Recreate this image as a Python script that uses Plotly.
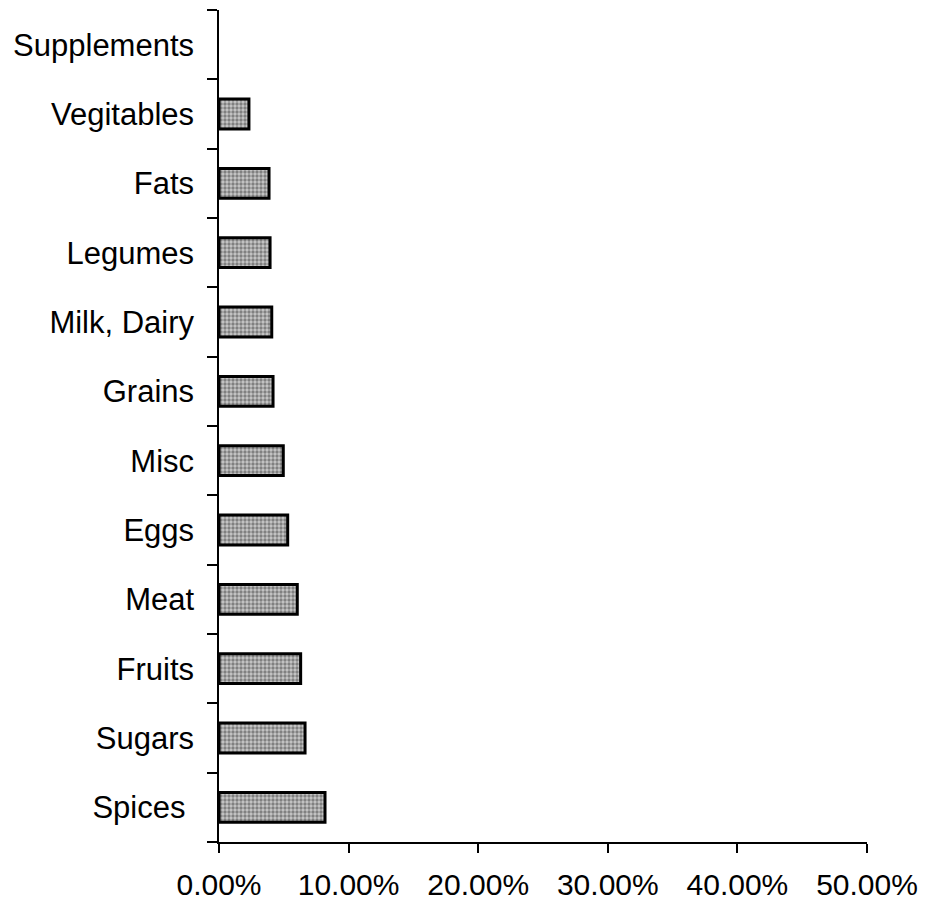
import plotly.graph_objects as go

categories = ["Spices\u00a0", "Sugars", "Fruits", "Meat", "Eggs", "Misc", "Grains",
              "Milk, Dairy", "Legumes", "Fats", "Vegitables", "Supplements"]
values = [0.0818, 0.0664, 0.0630, 0.0604, 0.0530, 0.0496, 0.0417,
          0.0407, 0.0394, 0.0386, 0.0231, 0.0]
x_ticks = [0, 0.1, 0.2, 0.3, 0.4, 0.5]
x_tick_labels = ["0.00%", "10.00%", "20.00%", "30.00%", "40.00%", "50.00%"]

border_widths = [3 if v > 0 else 0 for v in values]

fig = go.Figure(go.Bar(
    x=values, y=categories, orientation="h", width=0.43,
    marker=dict(
        color="#a8a8a8",
        line=dict(color="black", width=border_widths),
        pattern=dict(shape=".", bgcolor="#c8c8c8", fgcolor="#383838",
                     size=4, solidity=0.55, fillmode="overlay"),
    ),
    showlegend=False,
))

fig.update_layout(
    width=926, height=907,
    margin=dict(l=211, r=67, t=2, b=73),
    paper_bgcolor="white", plot_bgcolor="white",
    font=dict(family="Liberation Sans, Arial, sans-serif", color="black"),
)
fig.update_xaxes(
    range=[0, 0.5], tickvals=x_ticks, ticktext=x_tick_labels,
    showgrid=False, zeroline=False,
    showline=True, linecolor="black", linewidth=1.5,
    ticks="outside", ticklen=9, tickwidth=1.5, tickcolor="black",
    tickfont=dict(size=30), ticklabelstandoff=6,
)
fig.update_yaxes(
    type="category", categoryorder="array", categoryarray=categories,
    showgrid=False, zeroline=False,
    showline=True, linecolor="black", linewidth=1.5,
    ticks="outside", ticklen=10, tickwidth=1.5, tickcolor="black",
    tickson="boundaries",
    tickfont=dict(size=31), ticklabelstandoff=17,
)

fig.write_html("out.html")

▸ TASK DETAILS
Restate the whole listing above exactly, please, omitting every image.

▸ ANSWER FOR THE TASK
Recreate this image as a Python script that uses Plotly.
import plotly.graph_objects as go

categories = ["Spices\u00a0", "Sugars", "Fruits", "Meat", "Eggs", "Misc", "Grains",
              "Milk, Dairy", "Legumes", "Fats", "Vegitables", "Supplements"]
values = [0.0818, 0.0664, 0.0630, 0.0604, 0.0530, 0.0496, 0.0417,
          0.0407, 0.0394, 0.0386, 0.0231, 0.0]
x_ticks = [0, 0.1, 0.2, 0.3, 0.4, 0.5]
x_tick_labels = ["0.00%", "10.00%", "20.00%", "30.00%", "40.00%", "50.00%"]

border_widths = [3 if v > 0 else 0 for v in values]

fig = go.Figure(go.Bar(
    x=values, y=categories, orientation="h", width=0.43,
    marker=dict(
        color="#a8a8a8",
        line=dict(color="black", width=border_widths),
        pattern=dict(shape=".", bgcolor="#c8c8c8", fgcolor="#383838",
                     size=4, solidity=0.55, fillmode="overlay"),
    ),
    showlegend=False,
))

fig.update_layout(
    width=926, height=907,
    margin=dict(l=211, r=67, t=2, b=73),
    paper_bgcolor="white", plot_bgcolor="white",
    font=dict(family="Liberation Sans, Arial, sans-serif", color="black"),
)
fig.update_xaxes(
    range=[0, 0.5], tickvals=x_ticks, ticktext=x_tick_labels,
    showgrid=False, zeroline=False,
    showline=True, linecolor="black", linewidth=1.5,
    ticks="outside", ticklen=9, tickwidth=1.5, tickcolor="black",
    tickfont=dict(size=30), ticklabelstandoff=6,
)
fig.update_yaxes(
    type="category", categoryorder="array", categoryarray=categories,
    showgrid=False, zeroline=False,
    showline=True, linecolor="black", linewidth=1.5,
    ticks="outside", ticklen=10, tickwidth=1.5, tickcolor="black",
    tickson="boundaries",
    tickfont=dict(size=31), ticklabelstandoff=17,
)

fig.write_html("out.html")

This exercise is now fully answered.